Most of my swollen cancerous lymph nodes went right back to normal after the first or second chemotherapy treatment. The ones in my neck went away so fast I could almost see it happen, and the longest-lasting of my upper-body nodes, a node deep in the muscle of my right neck/shoulder region, didn't last three weeks. But I've always had a good-sized node in my left groin, and by "good-sized", I'm trying to convey the notion that it was the size of, say, a hard-boiled egg.

For a long time it was the only node I could feel with my fingers, and I came to think of it as the mother node. I really do suspect that it was where my Hodgkin's started, because it was the first one I noticed, and it was by far the largest, and by far the hardest, though I'm not sure there's a correlation between tumor age and nodal tumescence.

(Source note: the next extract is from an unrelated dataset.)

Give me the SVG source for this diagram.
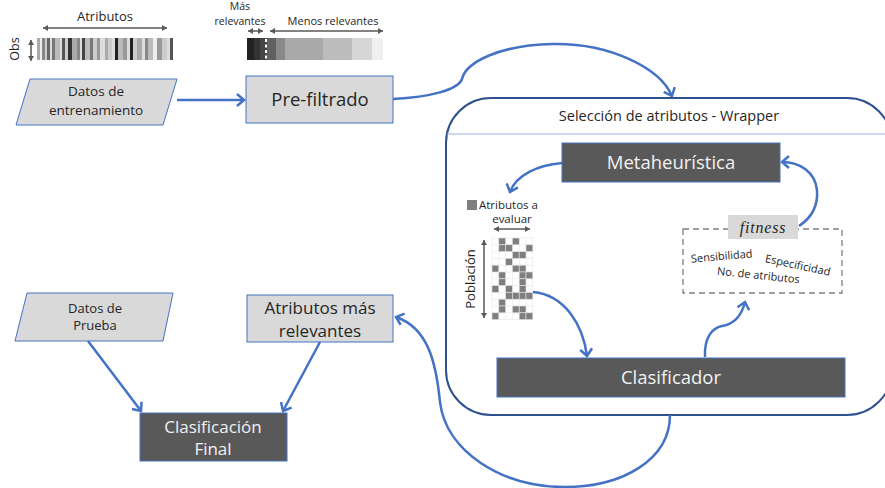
<svg xmlns="http://www.w3.org/2000/svg" width="885" height="488" viewBox="0 0 885 488">
  <style>
    .lbl { font-family: "Open Sans", "Noto Sans", sans-serif; fill: #262626; }
    .lbl-w { font-family: "Open Sans", "Noto Sans", sans-serif; fill: #f2f2f2; }
    .light { fill: #d9d9d9; stroke: #4472c4; stroke-width: 1; }
    .dark { fill: #595959; stroke: #4472c4; stroke-width: 1; }
    .conn { fill: none; stroke: #4472c4; stroke-width: 2.5; marker-end: url(#chev); }
    .dim { fill: none; stroke: #595959; stroke-width: 1.5; marker-start: url(#tri); marker-end: url(#tri); }
    .cell { fill: #ffffff; stroke: #e6e6e6; stroke-width: 0.6; }
    .on { fill: #7f7f7f; stroke: #e6e6e6; stroke-width: 0.6; }
  </style>
  <defs>
    <marker id="chev" viewBox="-10 -7 12 14" refX="0" refY="0" markerWidth="12" markerHeight="14" markerUnits="userSpaceOnUse" orient="auto">
      <path d="M-7,-6 L0,0 L-7,6" fill="none" stroke="#4472c4" stroke-width="2.5" stroke-linejoin="miter"/>
    </marker>
    <marker id="tri" viewBox="-6 -4 7 8" refX="0" refY="0" markerWidth="7" markerHeight="8" markerUnits="userSpaceOnUse" orient="auto-start-reverse">
      <path d="M-5,-3 L0,0 L-5,3 Z" fill="#595959"/>
    </marker>
  </defs>

  <!-- Training data: barcode-like matrix of attributes × observations -->
  <g id="matrix-train">
    <text class="lbl" x="105" y="21" font-size="13" text-anchor="middle">Atributos</text>
    <line class="dim" x1="43" y1="28" x2="167" y2="28"/>
    <line class="dim" x1="31" y1="40" x2="31" y2="61"/>
    <text class="lbl" x="0" y="0" font-size="12.5" text-anchor="middle" transform="translate(19,49) rotate(-90)">Obs</text>
    <g>
      <rect x="37" y="38" width="3" height="22" fill="#aaa"/>
      <rect x="40" y="38" width="2" height="22" fill="#eee"/>
      <rect x="42" y="38" width="3" height="22" fill="#888"/>
      <rect x="45" y="38" width="2" height="22" fill="#ccc"/>
      <rect x="47" y="38" width="3" height="22" fill="#666"/>
      <rect x="50" y="38" width="2" height="22" fill="#ddd"/>
      <rect x="52" y="38" width="3" height="22" fill="#777"/>
      <rect x="55" y="38" width="5" height="22" fill="#bbb"/>
      <rect x="60" y="38" width="2" height="22" fill="#ddd"/>
      <rect x="62" y="38" width="3" height="22" fill="#555"/>
      <rect x="65" y="38" width="3" height="22" fill="#ccc"/>
      <rect x="68" y="38" width="4" height="22" fill="#333"/>
      <rect x="72" y="38" width="5" height="22" fill="#aaa"/>
      <rect x="77" y="38" width="3" height="22" fill="#888"/>
      <rect x="80" y="38" width="2" height="22" fill="#ddd"/>
      <rect x="82" y="38" width="3" height="22" fill="#444"/>
      <rect x="85" y="38" width="5" height="22" fill="#bbb"/>
      <rect x="90" y="38" width="3" height="22" fill="#777"/>
      <rect x="93" y="38" width="4" height="22" fill="#ccc"/>
      <rect x="97" y="38" width="3" height="22" fill="#999"/>
      <rect x="100" y="38" width="5" height="22" fill="#ddd"/>
      <rect x="105" y="38" width="3" height="22" fill="#aaa"/>
      <rect x="108" y="38" width="4" height="22" fill="#ccc"/>
      <rect x="112" y="38" width="3" height="22" fill="#ddd"/>
      <rect x="115" y="38" width="3" height="22" fill="#222"/>
      <rect x="118" y="38" width="5" height="22" fill="#bbb"/>
      <rect x="123" y="38" width="4" height="22" fill="#999"/>
      <rect x="127" y="38" width="3" height="22" fill="#ddd"/>
      <rect x="130" y="38" width="3" height="22" fill="#222"/>
      <rect x="133" y="38" width="4" height="22" fill="#ccc"/>
      <rect x="137" y="38" width="5" height="22" fill="#aaa"/>
      <rect x="142" y="38" width="3" height="22" fill="#ddd"/>
      <rect x="145" y="38" width="3" height="22" fill="#888"/>
      <rect x="148" y="38" width="5" height="22" fill="#bbb"/>
      <rect x="153" y="38" width="4" height="22" fill="#eee"/>
      <rect x="157" y="38" width="5" height="22" fill="#999"/>
      <rect x="162" y="38" width="5" height="22" fill="#ccc"/>
      <rect x="167" y="38" width="3" height="22" fill="#ddd"/>
      <rect x="170" y="38" width="3" height="22" fill="#555"/>
    </g>
  </g>

  <!-- Ranking strip produced by the filter -->
  <g id="ranking">
    <text class="lbl" x="240" y="10" font-size="10.5" text-anchor="middle">Más</text>
    <text class="lbl" x="240" y="25" font-size="10.5" text-anchor="middle">relevantes</text>
    <text class="lbl" x="333" y="25" font-size="11" text-anchor="middle">Menos relevantes</text>
    <line class="dim" x1="248" y1="31" x2="263" y2="31"/>
    <line class="dim" x1="270" y1="31" x2="383" y2="31"/>
    <rect x="247" y="38" width="7" height="22" fill="#222"/>
    <rect x="254" y="38" width="6" height="22" fill="#333"/>
    <rect x="260" y="38" width="7" height="22" fill="#444"/>
    <rect x="267" y="38" width="9" height="22" fill="#606060"/>
    <rect x="276" y="38" width="9" height="22" fill="#888"/>
    <rect x="285" y="38" width="38" height="22" fill="#a9a9a9"/>
    <rect x="323" y="38" width="29" height="22" fill="#bcbcbc"/>
    <rect x="352" y="38" width="20" height="22" fill="#d6d6d6"/>
    <rect x="372" y="38" width="11" height="22" fill="#efefef"/>
    <line x1="266" y1="39" x2="266" y2="60" stroke="#ffffff" stroke-width="2" stroke-dasharray="3,2.5"/>
  </g>

  <g id="datos-entrenamiento">
    <polygon class="light" points="30,79 177,79 163,125 16,125"/>
    <text class="lbl" x="96" y="96" font-size="13.5" text-anchor="middle">Datos de</text>
    <text class="lbl" x="96" y="115" font-size="13.5" text-anchor="middle">entrenamiento</text>
  </g>

  <g id="pre-filtrado">
    <rect class="light" x="246" y="76" width="147" height="47"/>
    <text class="lbl" x="320" y="106" font-size="18.5" text-anchor="middle">Pre-filtrado</text>
  </g>

  <!-- Wrapper container -->
  <g id="wrapper">
    <rect x="446" y="98" width="446" height="317" rx="45" ry="45" fill="none" stroke="#2f528f" stroke-width="2"/>
    <line x1="447" y1="134" x2="885" y2="134" stroke="#9db3dc" stroke-width="1"/>
    <text class="lbl" x="669" y="121" font-size="14.5" text-anchor="middle">Selección de atributos - Wrapper</text>
  </g>

  <g id="metaheuristica">
    <rect class="dark" x="562" y="143" width="218" height="39"/>
    <text class="lbl-w" x="671" y="169" font-size="18.5" text-anchor="middle">Metaheurística</text>
  </g>

  <!-- Population of candidate attribute subsets -->
  <g id="poblacion">
    <rect x="467" y="200" width="10" height="10" fill="#7f7f7f"/>
    <text class="lbl" x="479" y="209" font-size="11.5">Atributos a</text>
    <text class="lbl" x="512" y="223" font-size="11.5" text-anchor="middle">evaluar</text>
    <line class="dim" x1="494" y1="229" x2="530" y2="229"/>
    <line class="dim" x1="484" y1="240" x2="484" y2="318"/>
    <text class="lbl" x="0" y="0" font-size="13" text-anchor="middle" transform="translate(475,279) rotate(-90)">Población</text>
    <g transform="translate(492,238)">
      <!-- 6 columns x 12 rows, cell 6.8 -->
      <g>
        <rect class="cell" x="0" y="0" width="40.8" height="81.6"/>
        <path d="M6.8,0V81.6M13.6,0V81.6M20.4,0V81.6M27.2,0V81.6M34,0V81.6M0,6.8H40.8M0,13.6H40.8M0,20.4H40.8M0,27.2H40.8M0,34H40.8M0,40.8H40.8M0,47.6H40.8M0,54.4H40.8M0,61.2H40.8M0,68H40.8M0,74.8H40.8" stroke="#e6e6e6" stroke-width="0.6" fill="none"/>
      </g>
      <rect class="on" x="6.8" y="0" width="6.8" height="6.8"/>
      <rect class="on" x="20.4" y="0" width="6.8" height="6.8"/>
      <rect class="on" x="6.8" y="6.8" width="6.8" height="6.8"/>
      <rect class="on" x="13.6" y="6.8" width="6.8" height="6.8"/>
      <rect class="on" x="34" y="6.8" width="6.8" height="6.8"/>
      <rect class="on" x="20.4" y="13.6" width="6.8" height="6.8"/>
      <rect class="on" x="27.2" y="13.6" width="6.8" height="6.8"/>
      <rect class="on" x="13.6" y="20.4" width="6.8" height="6.8"/>
      <rect class="on" x="0" y="27.2" width="6.8" height="6.8"/>
      <rect class="on" x="20.4" y="27.2" width="6.8" height="6.8"/>
      <rect class="on" x="27.2" y="27.2" width="6.8" height="6.8"/>
      <rect class="on" x="6.8" y="34" width="6.8" height="6.8"/>
      <rect class="on" x="27.2" y="34" width="6.8" height="6.8"/>
      <rect class="on" x="34" y="34" width="6.8" height="6.8"/>
      <rect class="on" x="6.8" y="40.8" width="6.8" height="6.8"/>
      <rect class="on" x="27.2" y="40.8" width="6.8" height="6.8"/>
      <rect class="on" x="0" y="47.6" width="6.8" height="6.8"/>
      <rect class="on" x="13.6" y="47.6" width="6.8" height="6.8"/>
      <rect class="on" x="27.2" y="47.6" width="6.8" height="6.8"/>
      <rect class="on" x="13.6" y="54.4" width="6.8" height="6.8"/>
      <rect class="on" x="20.4" y="54.4" width="6.8" height="6.8"/>
      <rect class="on" x="27.2" y="54.4" width="6.8" height="6.8"/>
      <rect class="on" x="34" y="54.4" width="6.8" height="6.8"/>
      <rect class="on" x="6.8" y="61.2" width="6.8" height="6.8"/>
      <rect class="on" x="6.8" y="68" width="6.8" height="6.8"/>
      <rect class="on" x="20.4" y="68" width="6.8" height="6.8"/>
      <rect class="on" x="27.2" y="68" width="6.8" height="6.8"/>
      <rect class="on" x="0" y="74.8" width="6.8" height="6.8"/>
      <rect class="on" x="27.2" y="74.8" width="6.8" height="6.8"/>
      <rect class="on" x="34" y="74.8" width="6.8" height="6.8"/>
    </g>
  </g>

  <!-- Fitness criteria -->
  <g id="fitness">
    <rect x="683" y="229" width="159" height="64" fill="none" stroke="#7f7f7f" stroke-width="1.3" stroke-dasharray="6,4"/>
    <rect x="728" y="215" width="70" height="24" fill="#d9d9d9"/>
    <text x="763" y="233" font-family="Liberation Serif, serif" font-style="italic" font-size="16" letter-spacing="0.8" fill="#262626" text-anchor="middle">fitness</text>
    <text class="lbl" x="0" y="0" font-size="11" text-anchor="middle" transform="translate(722,260) rotate(-5)">Sensibilidad</text>
    <text class="lbl" x="0" y="0" font-size="11" text-anchor="middle" transform="translate(797,269) rotate(12)">Especificidad</text>
    <text class="lbl" x="0" y="0" font-size="11" text-anchor="middle" transform="translate(758,279) rotate(6)">No. de atributos</text>
  </g>

  <g id="clasificador">
    <rect class="dark" x="497" y="358" width="348" height="39"/>
    <text class="lbl-w" x="671" y="384" font-size="18.5" text-anchor="middle">Clasificador</text>
  </g>

  <g id="datos-prueba">
    <polygon class="light" points="27,293 173,293 163,341 15,341"/>
    <text class="lbl" x="95" y="313" font-size="13" text-anchor="middle">Datos de</text>
    <text class="lbl" x="95" y="330" font-size="13" text-anchor="middle">Prueba</text>
  </g>

  <g id="atributos-relevantes">
    <rect class="light" x="247" y="295" width="146" height="47"/>
    <text class="lbl" x="320" y="314" font-size="17" text-anchor="middle">Atributos más</text>
    <text class="lbl" x="320" y="337" font-size="17" text-anchor="middle">relevantes</text>
  </g>

  <g id="clasificacion-final">
    <rect class="dark" x="140" y="413" width="147" height="48"/>
    <text class="lbl-w" x="213" y="433" font-size="17" text-anchor="middle">Clasificación</text>
    <text class="lbl-w" x="213" y="455" font-size="17" text-anchor="middle">Final</text>
  </g>

  <!-- Connectors -->
  <g id="connectors">
    <path class="conn" d="M177,100 L244,100"/>
    <path class="conn" d="M393,99 C430,97 458,90 462,79 C466,62 500,45 553,44 C610,43 660,68 672,96"/>
    <path class="conn" d="M562,163 C538,165 516,175 510,192"/>
    <path class="conn" d="M533,292 C565,295 583,325 587,356"/>
    <path class="conn" d="M705,357 C704,338 712,328 722,326 C735,324 742,314 745,302"/>
    <path class="conn" d="M799,226 C814,216 818,202 817,190 C815,172 800,162 782,162"/>
    <path class="conn" d="M670,415 C670,460 622,487 565,487 C502,487 446,452 440,402 C436,362 428,328 396,317"/>
    <path class="conn" d="M88,341 L141,411"/>
    <path class="conn" d="M320,342 L283,411"/>
  </g>
</svg>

But it's histoire. I couldn't find it yesterday, and by simple finger analysis, I am now entirely free of swollen nodes. Granted, the old "gefingerpoken test" isn't as thorough as a PET scan and it's entirely possible that I still have Reed-Sternberg Cells cavorting somewhere in my body, behaving as though my immune system is their Club Med, but I find it exceedingly heartening that as far as I can tell, I'm free of cancer. I won't say I'm actually free of cancer. Only my oncologist can say that. But I can say that as far as I can tell, I'm free of cancer. I no longer have the weird Hodgkin's symptoms like the sudden eruption of almost intolerable itching all over my body or the furious night sweats. I don't feel things poking into my lungs and kidneys. And I can't find tumors with my fingers any more.

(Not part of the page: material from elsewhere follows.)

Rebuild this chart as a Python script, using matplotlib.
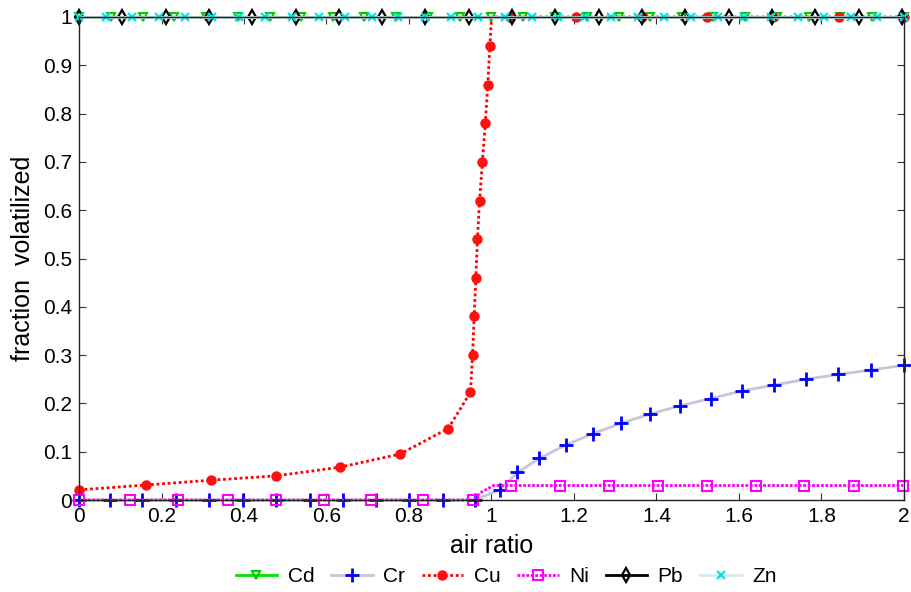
import numpy as np
import matplotlib
matplotlib.use("Agg")
import matplotlib.pyplot as plt
from matplotlib.ticker import FuncFormatter

plt.rcParams['font.family'] = ['Liberation Sans', 'DejaVu Sans']

# --- data: fraction volatilized vs. air ratio -------------------------------
# Cd: fully volatilized over the whole range
cd_x = [0.0, 0.077, 0.154, 0.231, 0.308, 0.385, 0.462, 0.538, 0.615, 0.692,
        0.769, 0.846, 0.923, 1.0, 1.077, 1.154, 1.231, 1.308, 1.385, 1.462,
        1.538, 1.615, 1.692, 1.769, 1.846, 1.923, 2.0]
cd_y = [1.0] * len(cd_x)

# Cr: zero below stoichiometric air, then rising
cr_x = [0.0, 0.074, 0.152, 0.235, 0.316, 0.397, 0.478, 0.559, 0.640, 0.720,
        0.801, 0.882, 0.960, 1.020, 1.063, 1.116, 1.180, 1.245, 1.314, 1.385,
        1.457, 1.531, 1.608, 1.685, 1.762, 1.841, 1.919, 2.0]
cr_y = [0.0, 0.0, 0.0, 0.0, 0.0, 0.0, 0.0, 0.0, 0.0, 0.0,
        0.0, 0.0, 0.0, 0.021, 0.057, 0.086, 0.114, 0.137, 0.159, 0.178,
        0.195, 0.210, 0.226, 0.238, 0.250, 0.260, 0.269, 0.279]

# Cu: steep rise just below air ratio 1
cu_x = [0.0, 0.162, 0.320, 0.478, 0.633, 0.778, 0.895, 0.949, 0.954, 0.958,
        0.962, 0.966, 0.971, 0.978, 0.985, 0.991, 0.996, 1.0, 1.045, 1.205,
        1.365, 1.522, 1.682, 1.842, 2.0]
cu_y = [0.021, 0.031, 0.041, 0.050, 0.068, 0.095, 0.148, 0.223, 0.300, 0.380,
        0.460, 0.540, 0.620, 0.700, 0.780, 0.860, 0.940, 1.0, 1.0, 1.0,
        1.0, 1.0, 1.0, 1.0, 1.0]
cu_mark = [True] * 17 + [False] + [True] * 7

# Ni: small step around air ratio 1
ni_x = [0.0, 0.124, 0.241, 0.362, 0.478, 0.595, 0.709, 0.833, 0.954, 0.975,
        1.005, 1.047, 1.166, 1.286, 1.404, 1.523, 1.641, 1.758, 1.878, 1.998]
ni_y = [0.0, 0.0, 0.0, 0.0, 0.0, 0.0, 0.0, 0.0, 0.0, 0.016,
        0.030, 0.030, 0.030, 0.030, 0.030, 0.030, 0.030, 0.030, 0.030, 0.030]
ni_mark = [True] * 9 + [False, False] + [True] * 9

# Pb: fully volatilized
pb_x = [0.0, 0.105, 0.210, 0.315, 0.420, 0.525, 0.630, 0.735, 0.840, 0.945,
        1.050, 1.155, 1.260, 1.365, 1.470, 1.575, 1.680, 1.785, 1.890, 1.995]
pb_y = [1.0] * len(pb_x)

# Zn: fully volatilized
zn_x = [0.0, 0.065, 0.129, 0.194, 0.258, 0.323, 0.387, 0.452, 0.516, 0.581,
        0.645, 0.710, 0.774, 0.839, 0.903, 0.968, 1.032, 1.097, 1.161, 1.226,
        1.290, 1.355, 1.419, 1.484, 1.548, 1.613, 1.677, 1.742, 1.806, 1.871,
        1.935, 2.0]
zn_y = [1.0] * len(zn_x)

x_ticks = [0, 0.2, 0.4, 0.6, 0.8, 1.0, 1.2, 1.4, 1.6, 1.8, 2.0]
y_ticks = [0, 0.1, 0.2, 0.3, 0.4, 0.5, 0.6, 0.7, 0.8, 0.9, 1.0]

# --- figure -----------------------------------------------------------------
fig = plt.figure(figsize=(9.12, 5.92), dpi=100)
ax = fig.add_axes([79 / 912, 92 / 592, 825 / 912, 483 / 592])

common = dict(clip_on=False)
ax.plot(cd_x, cd_y, color='#00e600', lw=2.0, marker='v', ms=6, mfc='none',
        mec='#00cc00', mew=1.5, label='Cd', **common)
ax.plot(cr_x, cr_y, color='#c6c6d8', lw=2.0, marker='+', ms=10,
        mec='#0000ff', mew=2.0, label='Cr', **common)
ax.plot(cu_x, cu_y, color='#ff0000', lw=2.0, ls=(0, (1, 1)), marker='o', ms=6.5,
        mfc='#ff1010', mec='#ff1010', markevery=cu_mark, label='Cu', **common)
ax.plot(ni_x, ni_y, color='#ff00ff', lw=2.0, ls=(0, (1, 0.6)), marker='s', ms=7,
        mfc='none', mec='#ff00ff', mew=1.5, markevery=ni_mark, label='Ni',
        **common)
ax.plot(pb_x, pb_y, color='black', lw=2.0, marker='d', ms=7, mfc='none',
        mec='black', mew=1.6, label='Pb', **common)
ax.plot(zn_x, zn_y, color='#d4eeee', lw=2.0, marker='x', ms=6,
        mec='#00e5e5', mew=1.6, label='Zn', **common)

ax.set_xlim(0, 2)
ax.set_ylim(0, 1)
ax.set_xticks(x_ticks)
ax.set_yticks(y_ticks)
fmt = FuncFormatter(lambda v, p: '{:g}'.format(round(v, 2)))
ax.xaxis.set_major_formatter(fmt)
ax.yaxis.set_major_formatter(fmt)
ax.tick_params(direction='in', length=5, width=0.8, labelsize=15,
               top=True, right=True, pad=5, color='#333333')
for s in ax.spines.values():
    s.set_linewidth(1.0)
    s.set_color('#222222')

ax.set_xlabel('air ratio', fontsize=18, labelpad=6)
ax.set_ylabel('fraction  volatilized', fontsize=18, labelpad=6)

fig.legend(loc='center', bbox_to_anchor=(506 / 912, 15 / 592), ncol=6,
           frameon=False, fontsize=15, handlelength=2.0, handletextpad=0.5,
           columnspacing=0.8)

fig.savefig('out.png', dpi=100)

Chemotherapy is no picnic. My digestive tract in particular feels like the blasted wasteland of the Somme just after the British and Germans got done with it in World War One, and I certainly don't relish that odd sensation of poisoned sickness that comes over me after chemo. But by cracky, when I put that in the scale, it doesn't some anywhere close to the deep relief that comes from not being to find any cancerous lymph nodes.

Wednesday, April 01, 2009

Cooking Shows

The Internet is down. I don’t know why. The phone is working but the DSL isn’t, and what more is there to say? The occasion of the Internet being down seems like an odd time to write a blog post, but there’s nothing else to do; why not write a blog post?

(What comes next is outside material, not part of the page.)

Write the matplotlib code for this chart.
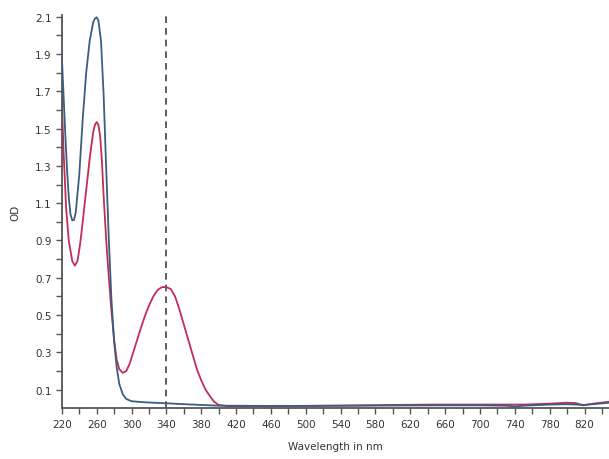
import matplotlib
matplotlib.use("Agg")
import matplotlib.pyplot as plt
from matplotlib.ticker import MultipleLocator, FixedLocator

# Wavelength (nm) and OD values
wl_blue = [220, 222, 224, 226, 228, 230, 232, 234, 236, 240, 244, 248, 252, 256, 258, 260,
           262, 265, 268, 271, 274, 277, 280, 283, 286, 290, 294, 300, 310, 320, 340,
           360, 380, 400, 450, 500, 550, 600, 650, 700, 730, 740, 750, 780, 800, 820, 848]
od_blue = [1.89, 1.68, 1.47, 1.28, 1.13, 1.04, 1.008, 1.01, 1.05, 1.25, 1.55, 1.80, 1.97, 2.07, 2.09, 2.097,
           2.08, 1.97, 1.68, 1.28, 0.90, 0.58, 0.36, 0.22, 0.13, 0.075, 0.05, 0.038, 0.034, 0.031, 0.027,
           0.022, 0.018, 0.014, 0.013, 0.013, 0.014, 0.015, 0.016, 0.016, 0.014, 0.010, 0.014, 0.020, 0.022, 0.018, 0.030]

wl_red = [220, 222, 225, 228, 232, 235, 238, 241, 244, 248, 252, 256, 258, 260, 262, 264,
          266, 268, 271, 274, 277, 280, 283, 286, 290, 294, 298, 302, 306, 310, 315, 320,
          325, 330, 335, 340, 345, 350, 355, 360, 365, 370, 375, 380, 385, 390, 395, 400,
          410, 450, 500, 550, 600, 650, 700, 750, 780, 800, 810, 818, 830, 848]
od_red = [1.66, 1.38, 1.07, 0.90, 0.79, 0.765, 0.79, 0.88, 1.00, 1.17, 1.34, 1.48, 1.52, 1.535, 1.52, 1.46,
          1.33, 1.14, 0.90, 0.70, 0.52, 0.37, 0.26, 0.21, 0.19, 0.20, 0.24, 0.30, 0.36, 0.42, 0.49, 0.55,
          0.60, 0.635, 0.65, 0.65, 0.64, 0.60, 0.53, 0.45, 0.37, 0.29, 0.21, 0.15, 0.10, 0.065, 0.035, 0.018,
          0.012, 0.012, 0.013, 0.015, 0.018, 0.020, 0.020, 0.020, 0.025, 0.030, 0.028, 0.016, 0.025, 0.035]

marker_wl = 340
x_major = list(range(220, 841, 40))
y_major = [0.1, 0.3, 0.5, 0.7, 0.9, 1.1, 1.3, 1.5, 1.7, 1.9, 2.1]
y_minor = [0.2, 0.4, 0.6, 0.8, 1.0, 1.2, 1.4, 1.6, 1.8, 2.0]

fig = plt.figure(figsize=(6.09, 4.60), dpi=100)
ax = fig.add_axes([61.8 / 609, (460 - 409.3) / 460, (609 - 61.8) / 609, (409.3 - 15.5) / 460])

ax.plot(wl_blue, od_blue, color="#3a5d80", lw=1.3, zorder=3)
ax.plot(wl_red, od_red, color="#c32c58", lw=1.3, zorder=2)
ax.axvline(marker_wl, color="#444444", lw=1.2, dashes=(4, 3), zorder=1)

ax.set_xlim(220, 848)
ax.set_ylim(0, 2.112)

ax.xaxis.set_major_locator(FixedLocator(x_major))
ax.xaxis.set_minor_locator(MultipleLocator(20))
ax.yaxis.set_major_locator(FixedLocator(y_major))
ax.yaxis.set_minor_locator(FixedLocator(y_minor))
ax.set_yticklabels([f"{v:.1f}" for v in y_major])

for s in ["top", "right"]:
    ax.spines[s].set_visible(False)
for s in ["left", "bottom"]:
    ax.spines[s].set_color("#555555")
    ax.spines[s].set_linewidth(1.3)

ax.tick_params(which="both", direction="out", length=4, width=1.0, color="#555555",
               labelsize=7.5, labelcolor="#333333", pad=3.5)

ax.set_xlabel("Wavelength in nm", fontsize=7.5, color="#333333", labelpad=9)
ax.set_ylabel("OD", fontsize=7.5, color="#333333", labelpad=10)

fig.savefig("out.png", dpi=100, facecolor="white")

Though I’m generally not much of a fan of culinary competition shows, one show that’s starting to grow on me just a little is Dinner: Impossible. The situations are utterly contrived, of course, but that’s not why I watch it. Mostly I find that I like Robert Irvine. I’m not going to start a Robert Irvine fan club (idolatry isn’t my style in any event) but of all the chefs that I’ve seen on the Food Network, he’s about my favorite. Well, Alton Brown is probably my favorite, but I don’t think of him as a chef, not in the same way Robert Irvine is. Alton Brown is more of a… an… well, that’s another show.

The Internet is down so I can’t double-check anything, but I seem to recall reading that Robert Irvine joined the Royal Navy (that would be the British Navy for those unfamiliar with the lingo) at the age of fifteen and served aboard the royal yacht HMS Britannia. I don’t know what his cooking credentials are (his cheferismus) but I doubt that you serve aboard the Royal Yacht if you can’t boil water. And those arms! I’d pay money to see him bench-press Paula Deen.

That said, I now wish to issue citations for overuse of certain words in cooking shows.

Infused. “It’s infused,” she enthused. Yeah, yeah, whatever.

Everyone in the pool. This is a Guy-ism for “put everything in the goddamned pot.” So shut up and do it already.

Now. Take the word now out of Emeril’s vocabulary and he’d practically be mute.

EVOO. Enough with the Rachael-isms. I can almost deal with delish and yum-o and GB, but EVOO tends to break my spirit. I also think that eating at her house must be pretty boring; everything must taste like olive oil. Not that there’s anything wrong with olive oil, but can I get ranch dressing on my salad, please?

Hey, the Internet is back up. But don’t think for a minute I’m going to bother double-checking anything.